The richest man in the world is ramping up his involvement to help elect Barack Obama.
A month after endorsing the Illinois senator for president, billionaire investor Warren Buffett will headline two fund-raisers in Chicago next Wednesday, as first reported by Lynn Sweet of the Chicago Sun-Times.
The oracle of Omaha, who runs a company with a $72 billion stock portfolio, will hold forth on the economy at a 90-minute economic roundtable jointly hosted by Obama’s national finance chairwoman Penny Pritzker, adviser Valerie Jarrett, economic guru Austan Goolsbee and Illinois co-chairman John Rogers Jr. The roundtable will be held at the offices of Roger’s Ariel Capital Management.

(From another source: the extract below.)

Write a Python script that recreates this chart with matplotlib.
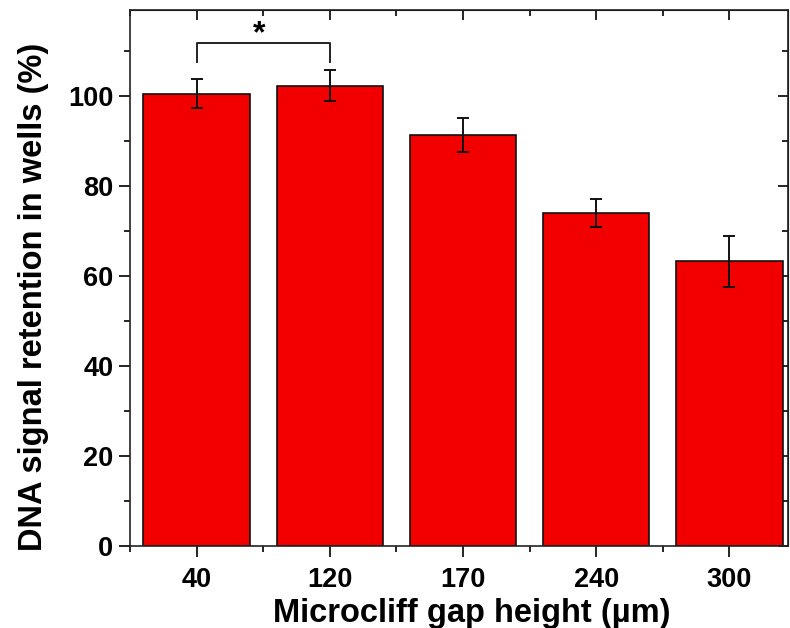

Later, Buffett will be the main attraction at a private dinner given by Pritzker and her husband, Bryan Traubert, an ophthalmologist, and co-hosted by Jarrett. The price of admission is $28,500 - with contributions above the maximum individual $4,600 donation going to the Democratic National Committee.
Buffett has appeared at fund-raisers for both Obama and New York Sen. Hillary Rodham Clinton in the past year, calling both good candidates. But last month, as the primaries wound down, he endorsed Obama saying, “I will be very happy if he is elected President. He is my choice.”

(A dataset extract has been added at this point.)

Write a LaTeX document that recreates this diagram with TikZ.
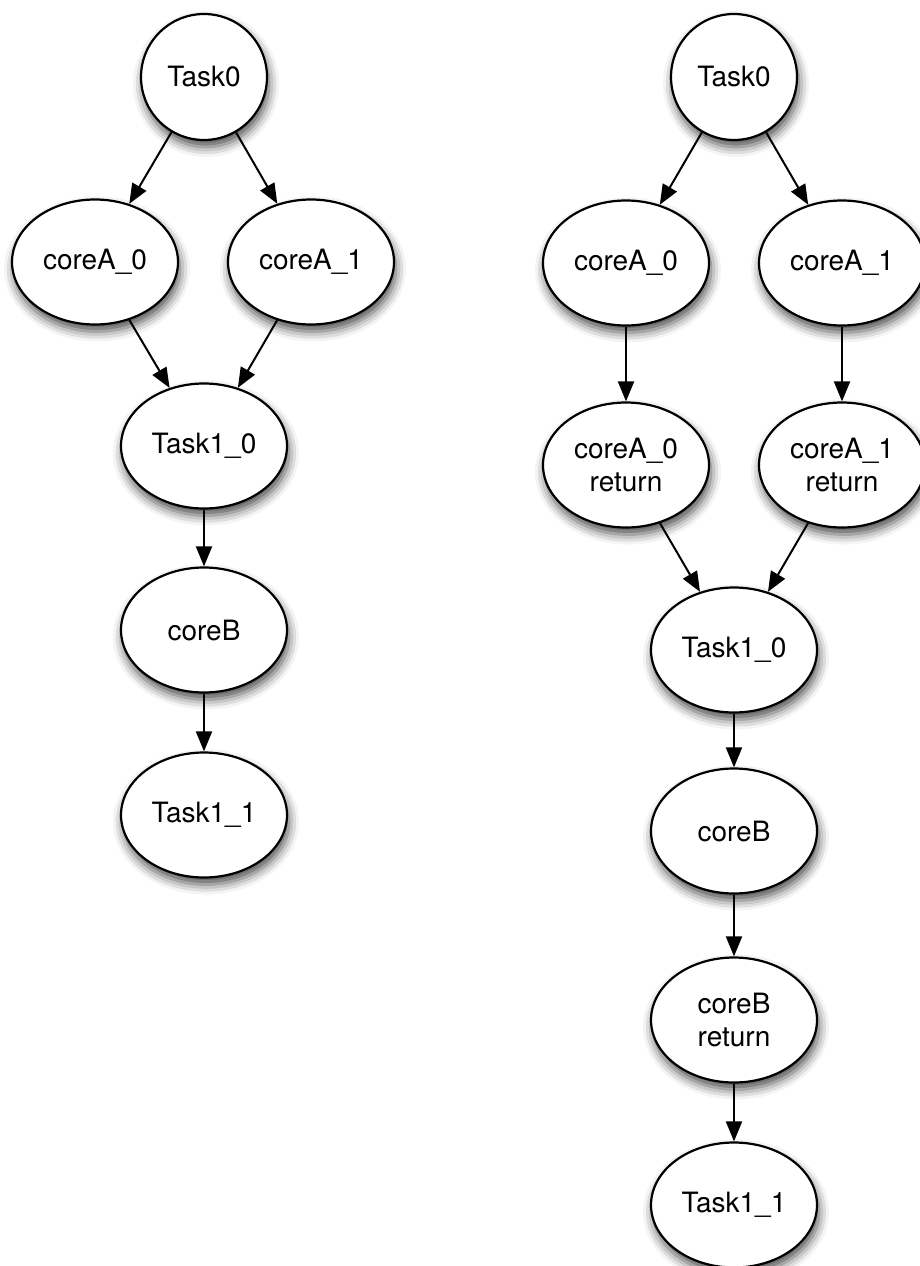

Buffet is no stranger to politics. His father, Howard Buffett, was a four-term Republican congressman from Nebraska known for strong, libertarian views - obviously, many not shared by his son.
Obama and Buffett first met at a lunch in Omaha in late 2004, at the suggestion of Buffett’s daughter Susan, who like her father is a modest giver to the Democratic party. The candidate and the investor have talked frequently since.

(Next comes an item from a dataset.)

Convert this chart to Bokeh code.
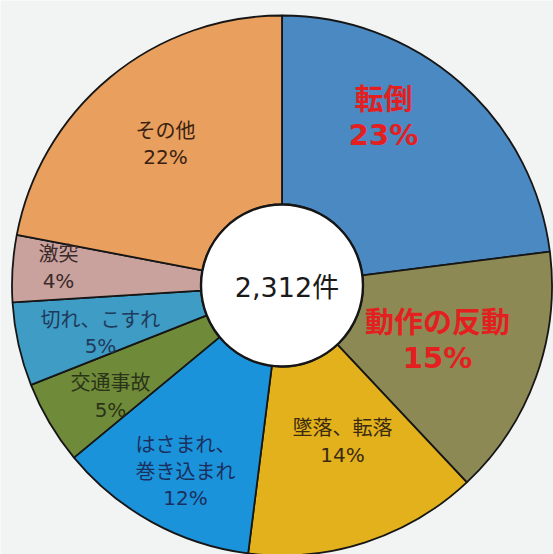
import math
from bokeh.plotting import figure
from bokeh.models import Range1d, ColumnDataSource
from bokeh.core.properties import value
from bokeh.embed import file_html
from bokeh.resources import INLINE

# ---- data ----
categories = ["転倒", "動作の反動", "墜落、転落", "はさまれ、\n巻き込まれ",
              "交通事故", "切れ、こすれ", "激突", "その他"]
percentages = [23, 15, 14, 12, 5, 5, 4, 22]
total_label = "2,312件"

# ---- styles ----
slice_colors = ["#4a89c1", "#8c8954", "#e2b11c", "#1b93da",
                "#6f8a39", "#3f9cc4", "#c9a19d", "#e99f5d"]
text_colors = ["#e3201f", "#e3201f", "#3a2a12", "#1b2f5e",
               "#2a3418", "#1e3a5c", "#3a2a2a", "#3a2212"]
emphasis = [True, True, False, False, False, False, False, False]
# label block centres relative to the pie centre (pixels, y up)
label_offsets = [(101.5, 168), (155.5, -55), (60.5, -156), (-96.5, -186),
                 (-171.5, -111), (-181.5, -47.5), (-223.5, 18), (-116.5, 141.5)]

W, H = 553, 554
BG = "#f2f4f3"
cx, cy = 281.5, H - 285
R_OUT, R_IN = 270, 81
FONT = "DejaVu Sans, Noto Sans CJK JP"

p = figure(width=W, height=H, x_range=Range1d(0, W), y_range=Range1d(0, H),
           output_backend="svg", toolbar_location=None, min_border=0,
           x_axis_location=None, y_axis_location=None)
p.grid.visible = False
p.outline_line_color = None
p.background_fill_color = BG
p.border_fill_color = BG

total = sum(percentages)
starts, ends = [], []
cum = 0
for v in percentages:
    starts.append(math.pi / 2 - 2 * math.pi * cum / total)
    cum += v
    ends.append(math.pi / 2 - 2 * math.pi * cum / total)

src = ColumnDataSource(dict(cat=categories, pct=percentages, start=starts,
                            end=ends, color=slice_colors))
p.annular_wedge(x=cx, y=cy, inner_radius=R_IN, outer_radius=R_OUT,
                start_angle="start", end_angle="end", direction="clock",
                fill_color="color", line_color="#161616", line_width=1.8,
                source=src)
p.circle(x=cx, y=cy, radius=R_IN, fill_color="white",
         line_color="#161616", line_width=2.4)

# labels
bx, by, bt, bc = [], [], [], []
nx, ny, nt, nc = [], [], [], []
for cat, v, (dx, dy), em, tc in zip(categories, percentages, label_offsets,
                                     emphasis, text_colors):
    lines = cat.split("\n") + [f"{v}%"]
    sp = 35 if em else 26.5
    n = len(lines)
    for i, ln in enumerate(lines):
        yy = cy + dy + (n - 1) / 2 * sp - i * sp
        if em:
            bx.append(cx + dx); by.append(yy); bt.append(ln); bc.append(tc)
        else:
            nx.append(cx + dx); ny.append(yy); nt.append(ln); nc.append(tc)

p.text(x=bx, y=by, text=bt, text_color=bc, text_font=value(FONT),
       text_font_size="29px", text_font_style="bold",
       text_align="center", text_baseline="middle")
p.text(x=nx, y=ny, text=nt, text_color=nc, text_font=value(FONT),
       text_font_size="20px", text_align="center", text_baseline="middle")
p.text(x=[cx + 5], y=[cy - 2], text=[total_label], text_color="#1a1a1a",
       text_font=value(FONT), text_font_size="27px",
       text_align="center", text_baseline="middle")

open("out.html", "w").write(file_html(p, INLINE))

Obama recently told Fortune that he frequently calls Buffett on the phone (”one of my favorite people,” Obama said. “He’s just completely down-to-earth and as smart as they come”).
Buffett has advised several Democratic candidates, including Sen. John Kerry, during his 2004 presidential run. He has been a proponent of reforming the tax system so that the rich pay more, and urging policies to combat “stagflation,” the slowing in the U.S. economy while inflation accelerates.
Besides knowing Obama, Buffett has strong ties with the family of Penny Pritzker, one of Chicago’s richest. In a deal announced last Christmas, Buffett’s Berkshire Hathaway agreed to pay $4.5 billion for 60 percent of Pritzker-owned Marmon Holdings, a conglomerate with about $7 billion in annual revenue.